Given data start

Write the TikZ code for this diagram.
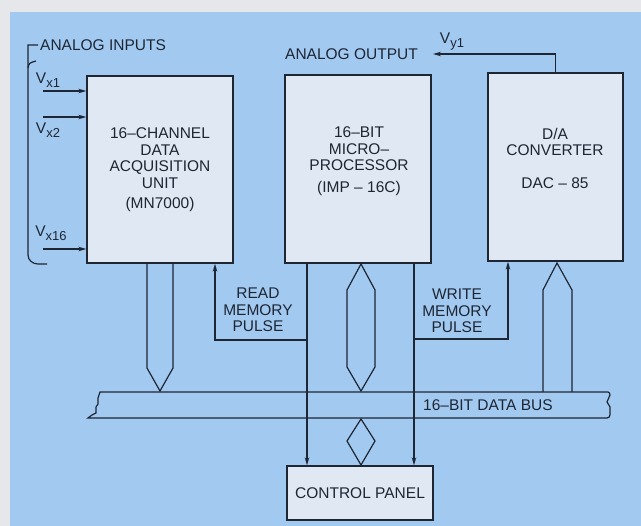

Given data end
Given data start

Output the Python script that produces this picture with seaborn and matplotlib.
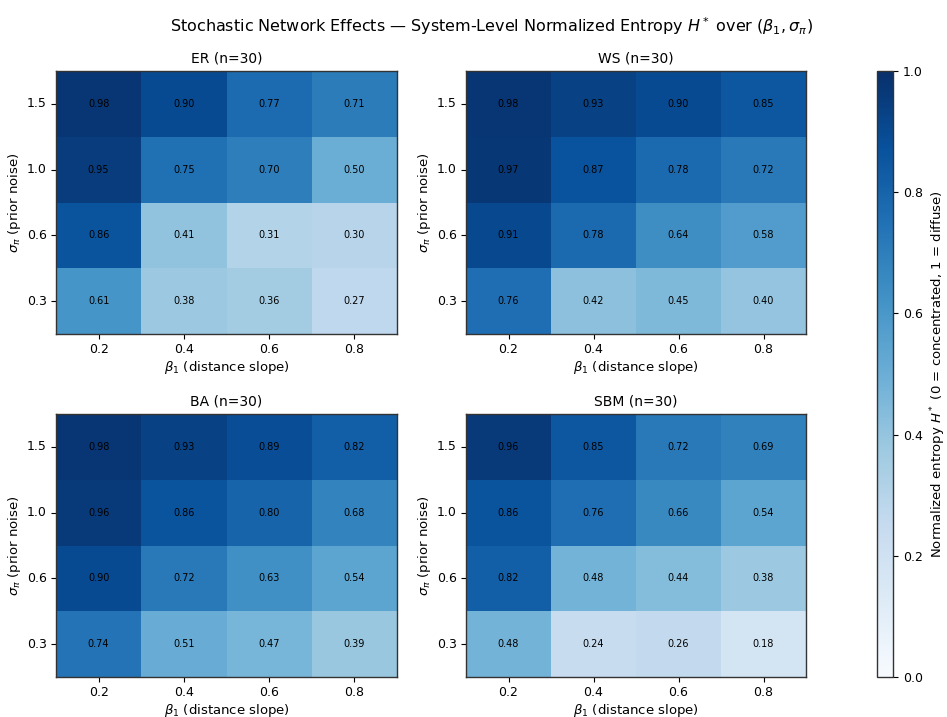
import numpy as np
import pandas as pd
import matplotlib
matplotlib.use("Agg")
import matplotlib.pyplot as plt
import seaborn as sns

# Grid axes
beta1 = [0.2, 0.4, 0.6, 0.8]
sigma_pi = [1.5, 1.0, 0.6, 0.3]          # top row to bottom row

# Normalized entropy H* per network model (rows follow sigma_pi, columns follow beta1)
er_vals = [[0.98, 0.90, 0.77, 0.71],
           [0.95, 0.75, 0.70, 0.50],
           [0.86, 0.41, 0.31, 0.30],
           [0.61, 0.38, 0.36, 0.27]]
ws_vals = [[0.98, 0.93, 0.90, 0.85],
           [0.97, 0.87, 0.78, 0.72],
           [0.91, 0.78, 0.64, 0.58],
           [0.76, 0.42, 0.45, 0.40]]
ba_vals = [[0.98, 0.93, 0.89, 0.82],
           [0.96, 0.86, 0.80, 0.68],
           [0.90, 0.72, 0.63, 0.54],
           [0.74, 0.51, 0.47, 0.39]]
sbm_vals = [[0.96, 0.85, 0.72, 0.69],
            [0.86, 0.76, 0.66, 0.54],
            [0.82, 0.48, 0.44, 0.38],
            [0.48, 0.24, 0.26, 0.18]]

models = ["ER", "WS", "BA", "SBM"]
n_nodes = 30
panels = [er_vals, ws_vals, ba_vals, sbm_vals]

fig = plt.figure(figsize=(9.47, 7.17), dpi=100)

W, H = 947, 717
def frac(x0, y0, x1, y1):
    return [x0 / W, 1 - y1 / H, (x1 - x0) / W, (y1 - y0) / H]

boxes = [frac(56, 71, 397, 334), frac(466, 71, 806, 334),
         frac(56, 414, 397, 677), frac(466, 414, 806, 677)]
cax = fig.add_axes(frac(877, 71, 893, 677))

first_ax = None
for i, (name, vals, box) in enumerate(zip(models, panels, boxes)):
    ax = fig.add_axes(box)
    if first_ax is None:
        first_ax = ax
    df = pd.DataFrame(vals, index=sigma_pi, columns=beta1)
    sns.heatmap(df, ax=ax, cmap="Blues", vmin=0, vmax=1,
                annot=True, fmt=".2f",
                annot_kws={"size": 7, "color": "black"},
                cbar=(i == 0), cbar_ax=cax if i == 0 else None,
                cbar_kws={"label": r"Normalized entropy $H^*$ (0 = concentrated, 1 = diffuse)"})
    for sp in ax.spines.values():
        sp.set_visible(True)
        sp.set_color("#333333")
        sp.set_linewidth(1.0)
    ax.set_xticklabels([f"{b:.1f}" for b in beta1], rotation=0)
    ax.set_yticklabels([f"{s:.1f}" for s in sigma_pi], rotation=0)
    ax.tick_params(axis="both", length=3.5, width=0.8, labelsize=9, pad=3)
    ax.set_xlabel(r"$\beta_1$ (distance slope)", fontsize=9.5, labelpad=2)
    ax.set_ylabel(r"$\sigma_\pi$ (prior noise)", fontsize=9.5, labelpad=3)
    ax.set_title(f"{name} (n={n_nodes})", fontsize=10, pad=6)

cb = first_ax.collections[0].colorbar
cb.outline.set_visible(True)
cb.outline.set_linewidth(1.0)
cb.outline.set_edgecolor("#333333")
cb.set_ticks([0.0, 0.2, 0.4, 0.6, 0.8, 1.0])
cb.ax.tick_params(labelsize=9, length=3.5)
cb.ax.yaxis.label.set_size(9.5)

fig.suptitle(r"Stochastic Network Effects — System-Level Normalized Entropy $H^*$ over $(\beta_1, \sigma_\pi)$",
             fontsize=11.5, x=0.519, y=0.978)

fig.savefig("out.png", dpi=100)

Given data end

To do –
Using the listing above, repeat word for word each line from the one with "Output the Python" down to the one with "cax = fig.add_axes(frac(877, 71, 893, 677))", both included. Omit all pictures.

Complete answer –
Output the Python script that produces this picture with seaborn and matplotlib.
import numpy as np
import pandas as pd
import matplotlib
matplotlib.use("Agg")
import matplotlib.pyplot as plt
import seaborn as sns

# Grid axes
beta1 = [0.2, 0.4, 0.6, 0.8]
sigma_pi = [1.5, 1.0, 0.6, 0.3]          # top row to bottom row

# Normalized entropy H* per network model (rows follow sigma_pi, columns follow beta1)
er_vals = [[0.98, 0.90, 0.77, 0.71],
           [0.95, 0.75, 0.70, 0.50],
           [0.86, 0.41, 0.31, 0.30],
           [0.61, 0.38, 0.36, 0.27]]
ws_vals = [[0.98, 0.93, 0.90, 0.85],
           [0.97, 0.87, 0.78, 0.72],
           [0.91, 0.78, 0.64, 0.58],
           [0.76, 0.42, 0.45, 0.40]]
ba_vals = [[0.98, 0.93, 0.89, 0.82],
           [0.96, 0.86, 0.80, 0.68],
           [0.90, 0.72, 0.63, 0.54],
           [0.74, 0.51, 0.47, 0.39]]
sbm_vals = [[0.96, 0.85, 0.72, 0.69],
            [0.86, 0.76, 0.66, 0.54],
            [0.82, 0.48, 0.44, 0.38],
            [0.48, 0.24, 0.26, 0.18]]

models = ["ER", "WS", "BA", "SBM"]
n_nodes = 30
panels = [er_vals, ws_vals, ba_vals, sbm_vals]

fig = plt.figure(figsize=(9.47, 7.17), dpi=100)

W, H = 947, 717
def frac(x0, y0, x1, y1):
    return [x0 / W, 1 - y1 / H, (x1 - x0) / W, (y1 - y0) / H]

boxes = [frac(56, 71, 397, 334), frac(466, 71, 806, 334),
         frac(56, 414, 397, 677), frac(466, 414, 806, 677)]
cax = fig.add_axes(frac(877, 71, 893, 677))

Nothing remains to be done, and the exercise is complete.